__Data excerpt__:
▽

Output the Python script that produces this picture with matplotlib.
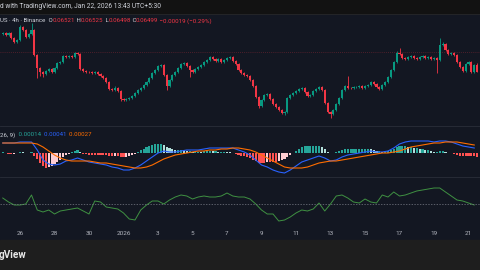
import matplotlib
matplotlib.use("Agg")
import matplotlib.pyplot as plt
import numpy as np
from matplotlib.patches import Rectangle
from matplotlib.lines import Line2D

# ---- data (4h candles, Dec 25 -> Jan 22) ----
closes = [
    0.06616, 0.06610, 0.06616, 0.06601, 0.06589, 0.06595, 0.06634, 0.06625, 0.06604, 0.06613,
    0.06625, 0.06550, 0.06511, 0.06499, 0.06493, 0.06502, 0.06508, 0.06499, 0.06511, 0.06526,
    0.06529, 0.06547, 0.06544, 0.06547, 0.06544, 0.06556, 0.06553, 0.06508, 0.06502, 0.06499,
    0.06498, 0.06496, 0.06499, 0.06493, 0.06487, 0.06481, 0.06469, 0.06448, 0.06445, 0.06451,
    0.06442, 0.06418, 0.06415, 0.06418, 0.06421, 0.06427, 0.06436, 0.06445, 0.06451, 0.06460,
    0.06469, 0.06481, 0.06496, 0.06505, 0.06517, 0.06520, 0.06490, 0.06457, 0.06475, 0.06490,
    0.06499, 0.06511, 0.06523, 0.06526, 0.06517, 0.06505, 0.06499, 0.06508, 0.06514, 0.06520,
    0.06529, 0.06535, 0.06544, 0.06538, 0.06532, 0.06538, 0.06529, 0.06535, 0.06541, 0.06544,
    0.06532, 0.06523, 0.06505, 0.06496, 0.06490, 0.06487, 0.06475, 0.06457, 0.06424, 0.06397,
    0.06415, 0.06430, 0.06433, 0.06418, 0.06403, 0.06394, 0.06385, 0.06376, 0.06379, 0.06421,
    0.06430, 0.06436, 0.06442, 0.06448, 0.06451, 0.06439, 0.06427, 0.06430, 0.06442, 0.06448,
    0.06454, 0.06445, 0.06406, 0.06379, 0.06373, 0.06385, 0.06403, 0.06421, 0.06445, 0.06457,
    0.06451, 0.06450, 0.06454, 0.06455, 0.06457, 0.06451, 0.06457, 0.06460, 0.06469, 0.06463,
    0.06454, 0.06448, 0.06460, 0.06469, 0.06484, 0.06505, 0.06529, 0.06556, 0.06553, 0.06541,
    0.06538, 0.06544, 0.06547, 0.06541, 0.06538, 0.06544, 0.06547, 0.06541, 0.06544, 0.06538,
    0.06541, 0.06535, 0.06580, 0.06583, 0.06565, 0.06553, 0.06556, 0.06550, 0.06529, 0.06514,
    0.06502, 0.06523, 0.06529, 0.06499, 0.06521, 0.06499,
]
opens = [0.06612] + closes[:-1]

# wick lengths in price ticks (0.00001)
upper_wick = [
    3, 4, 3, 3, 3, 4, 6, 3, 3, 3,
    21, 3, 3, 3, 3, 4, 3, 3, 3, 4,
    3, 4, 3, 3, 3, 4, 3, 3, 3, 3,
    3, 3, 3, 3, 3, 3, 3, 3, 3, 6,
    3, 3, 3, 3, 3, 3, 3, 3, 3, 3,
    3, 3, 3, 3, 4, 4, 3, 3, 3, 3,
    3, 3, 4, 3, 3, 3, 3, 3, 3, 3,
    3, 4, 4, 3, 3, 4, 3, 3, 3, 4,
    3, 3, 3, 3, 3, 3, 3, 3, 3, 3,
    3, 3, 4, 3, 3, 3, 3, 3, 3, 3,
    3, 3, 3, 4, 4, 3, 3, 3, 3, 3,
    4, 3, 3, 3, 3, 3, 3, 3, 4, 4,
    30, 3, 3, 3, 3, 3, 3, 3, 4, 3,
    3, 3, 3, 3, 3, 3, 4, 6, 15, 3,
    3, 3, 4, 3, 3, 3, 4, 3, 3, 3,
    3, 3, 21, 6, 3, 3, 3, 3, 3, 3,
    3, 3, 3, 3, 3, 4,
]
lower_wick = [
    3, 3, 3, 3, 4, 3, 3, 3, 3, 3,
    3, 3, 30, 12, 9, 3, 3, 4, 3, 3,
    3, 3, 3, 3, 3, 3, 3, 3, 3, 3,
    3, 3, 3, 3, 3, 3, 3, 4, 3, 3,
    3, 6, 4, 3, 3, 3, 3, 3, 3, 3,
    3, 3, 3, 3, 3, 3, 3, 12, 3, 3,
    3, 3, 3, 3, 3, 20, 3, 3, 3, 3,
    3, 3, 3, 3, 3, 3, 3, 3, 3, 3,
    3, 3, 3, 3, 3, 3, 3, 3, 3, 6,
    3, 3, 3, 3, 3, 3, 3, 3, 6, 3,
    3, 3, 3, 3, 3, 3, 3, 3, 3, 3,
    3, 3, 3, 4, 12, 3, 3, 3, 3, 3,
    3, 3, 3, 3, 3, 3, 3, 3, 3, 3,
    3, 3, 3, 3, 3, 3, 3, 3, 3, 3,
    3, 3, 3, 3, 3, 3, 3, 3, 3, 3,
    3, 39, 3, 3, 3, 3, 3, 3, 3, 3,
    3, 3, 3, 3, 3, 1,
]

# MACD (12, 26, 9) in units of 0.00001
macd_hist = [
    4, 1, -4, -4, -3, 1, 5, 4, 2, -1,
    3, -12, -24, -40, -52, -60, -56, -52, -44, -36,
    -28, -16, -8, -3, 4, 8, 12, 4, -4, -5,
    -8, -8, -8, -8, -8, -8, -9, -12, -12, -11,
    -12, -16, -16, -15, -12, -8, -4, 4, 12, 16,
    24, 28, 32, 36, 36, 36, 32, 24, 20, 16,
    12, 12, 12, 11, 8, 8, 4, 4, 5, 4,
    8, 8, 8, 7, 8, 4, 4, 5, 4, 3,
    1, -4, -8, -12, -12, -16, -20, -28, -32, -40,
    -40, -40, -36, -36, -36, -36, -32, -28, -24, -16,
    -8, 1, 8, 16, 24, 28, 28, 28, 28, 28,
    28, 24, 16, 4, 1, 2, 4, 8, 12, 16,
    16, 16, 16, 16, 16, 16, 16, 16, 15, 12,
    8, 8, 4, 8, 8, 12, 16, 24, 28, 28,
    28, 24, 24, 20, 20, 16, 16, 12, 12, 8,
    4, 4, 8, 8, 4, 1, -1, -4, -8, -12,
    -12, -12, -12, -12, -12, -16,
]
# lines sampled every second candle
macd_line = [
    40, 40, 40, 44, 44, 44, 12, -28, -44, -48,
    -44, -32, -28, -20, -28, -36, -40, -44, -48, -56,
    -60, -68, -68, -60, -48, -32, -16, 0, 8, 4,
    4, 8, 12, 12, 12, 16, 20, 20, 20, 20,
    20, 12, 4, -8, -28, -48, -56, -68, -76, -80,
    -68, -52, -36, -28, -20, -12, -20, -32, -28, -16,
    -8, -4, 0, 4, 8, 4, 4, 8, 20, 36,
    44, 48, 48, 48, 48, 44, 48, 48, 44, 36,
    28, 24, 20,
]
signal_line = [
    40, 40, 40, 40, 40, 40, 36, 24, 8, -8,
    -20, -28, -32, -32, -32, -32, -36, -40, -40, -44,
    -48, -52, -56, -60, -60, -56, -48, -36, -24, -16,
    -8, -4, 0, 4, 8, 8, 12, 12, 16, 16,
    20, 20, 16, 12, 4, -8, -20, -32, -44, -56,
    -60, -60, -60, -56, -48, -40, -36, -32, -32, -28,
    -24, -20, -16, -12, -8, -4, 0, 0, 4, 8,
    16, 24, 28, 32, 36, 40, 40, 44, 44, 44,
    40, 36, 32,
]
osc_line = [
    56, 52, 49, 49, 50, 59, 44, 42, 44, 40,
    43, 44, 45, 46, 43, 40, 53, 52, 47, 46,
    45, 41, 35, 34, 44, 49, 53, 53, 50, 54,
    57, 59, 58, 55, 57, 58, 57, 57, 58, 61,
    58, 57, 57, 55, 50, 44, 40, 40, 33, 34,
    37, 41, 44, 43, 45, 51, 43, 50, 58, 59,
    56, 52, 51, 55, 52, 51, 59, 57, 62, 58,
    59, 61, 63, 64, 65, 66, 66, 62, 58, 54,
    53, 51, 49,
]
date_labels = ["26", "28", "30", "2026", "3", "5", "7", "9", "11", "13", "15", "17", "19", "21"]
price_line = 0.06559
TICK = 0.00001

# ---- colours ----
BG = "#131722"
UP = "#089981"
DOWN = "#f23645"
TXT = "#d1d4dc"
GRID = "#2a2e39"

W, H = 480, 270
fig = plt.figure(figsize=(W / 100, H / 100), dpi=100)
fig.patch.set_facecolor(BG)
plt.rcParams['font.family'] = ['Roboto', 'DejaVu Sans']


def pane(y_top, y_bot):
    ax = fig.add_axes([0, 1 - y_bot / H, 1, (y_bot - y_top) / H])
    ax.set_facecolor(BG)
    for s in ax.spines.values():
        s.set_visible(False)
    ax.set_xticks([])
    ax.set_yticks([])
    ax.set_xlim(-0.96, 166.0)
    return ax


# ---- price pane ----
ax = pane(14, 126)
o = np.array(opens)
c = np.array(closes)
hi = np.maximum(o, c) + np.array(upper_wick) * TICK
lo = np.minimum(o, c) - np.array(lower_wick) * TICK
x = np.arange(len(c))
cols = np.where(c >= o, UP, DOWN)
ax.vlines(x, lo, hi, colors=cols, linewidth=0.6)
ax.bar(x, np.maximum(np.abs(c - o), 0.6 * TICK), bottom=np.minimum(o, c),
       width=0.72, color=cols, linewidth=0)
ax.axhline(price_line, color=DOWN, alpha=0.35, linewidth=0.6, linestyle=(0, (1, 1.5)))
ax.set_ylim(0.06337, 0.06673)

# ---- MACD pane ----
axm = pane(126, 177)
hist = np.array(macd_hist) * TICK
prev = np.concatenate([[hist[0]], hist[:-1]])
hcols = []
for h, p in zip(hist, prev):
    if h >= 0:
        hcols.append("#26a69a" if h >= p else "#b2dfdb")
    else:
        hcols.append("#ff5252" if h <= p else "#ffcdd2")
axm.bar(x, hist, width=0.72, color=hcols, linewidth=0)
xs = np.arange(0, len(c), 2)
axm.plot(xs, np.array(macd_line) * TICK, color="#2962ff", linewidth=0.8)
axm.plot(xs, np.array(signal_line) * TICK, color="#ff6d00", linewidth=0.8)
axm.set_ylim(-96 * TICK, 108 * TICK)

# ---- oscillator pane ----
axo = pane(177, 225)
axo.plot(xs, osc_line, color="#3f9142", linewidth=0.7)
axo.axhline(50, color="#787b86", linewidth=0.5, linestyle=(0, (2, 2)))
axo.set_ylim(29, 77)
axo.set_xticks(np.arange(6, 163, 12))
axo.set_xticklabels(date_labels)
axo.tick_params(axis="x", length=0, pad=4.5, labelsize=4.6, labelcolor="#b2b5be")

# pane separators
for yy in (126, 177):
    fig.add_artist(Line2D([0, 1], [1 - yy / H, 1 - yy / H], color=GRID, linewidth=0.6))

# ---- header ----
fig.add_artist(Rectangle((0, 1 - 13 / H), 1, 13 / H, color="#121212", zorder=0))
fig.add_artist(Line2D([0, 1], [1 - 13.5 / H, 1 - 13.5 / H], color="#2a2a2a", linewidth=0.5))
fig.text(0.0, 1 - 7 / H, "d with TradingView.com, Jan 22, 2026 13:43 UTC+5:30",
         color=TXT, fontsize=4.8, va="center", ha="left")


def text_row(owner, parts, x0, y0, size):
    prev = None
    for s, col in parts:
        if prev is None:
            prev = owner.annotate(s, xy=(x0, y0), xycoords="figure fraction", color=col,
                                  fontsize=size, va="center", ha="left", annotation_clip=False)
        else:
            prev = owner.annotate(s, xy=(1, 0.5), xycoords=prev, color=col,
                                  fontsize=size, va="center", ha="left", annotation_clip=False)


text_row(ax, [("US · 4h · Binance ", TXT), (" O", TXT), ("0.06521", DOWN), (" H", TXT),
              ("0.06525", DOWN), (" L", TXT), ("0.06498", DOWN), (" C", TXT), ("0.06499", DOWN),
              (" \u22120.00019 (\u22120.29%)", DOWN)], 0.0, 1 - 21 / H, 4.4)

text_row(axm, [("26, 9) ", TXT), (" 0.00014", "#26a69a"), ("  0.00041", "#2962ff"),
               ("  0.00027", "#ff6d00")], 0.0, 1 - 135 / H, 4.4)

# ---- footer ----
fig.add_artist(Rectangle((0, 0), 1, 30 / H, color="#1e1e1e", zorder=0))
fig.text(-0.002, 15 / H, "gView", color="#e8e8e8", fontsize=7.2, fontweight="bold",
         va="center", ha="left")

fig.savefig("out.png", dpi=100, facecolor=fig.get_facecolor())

△

__Written problem__:
Restate exactly, please, only the lines between the start of the data and the line containing "from matplotlib.lines import Line2D", both ends included, skipping the pictures.

__Task answer__:
Output the Python script that produces this picture with matplotlib.
import matplotlib
matplotlib.use("Agg")
import matplotlib.pyplot as plt
import numpy as np
from matplotlib.patches import Rectangle
from matplotlib.lines import Line2D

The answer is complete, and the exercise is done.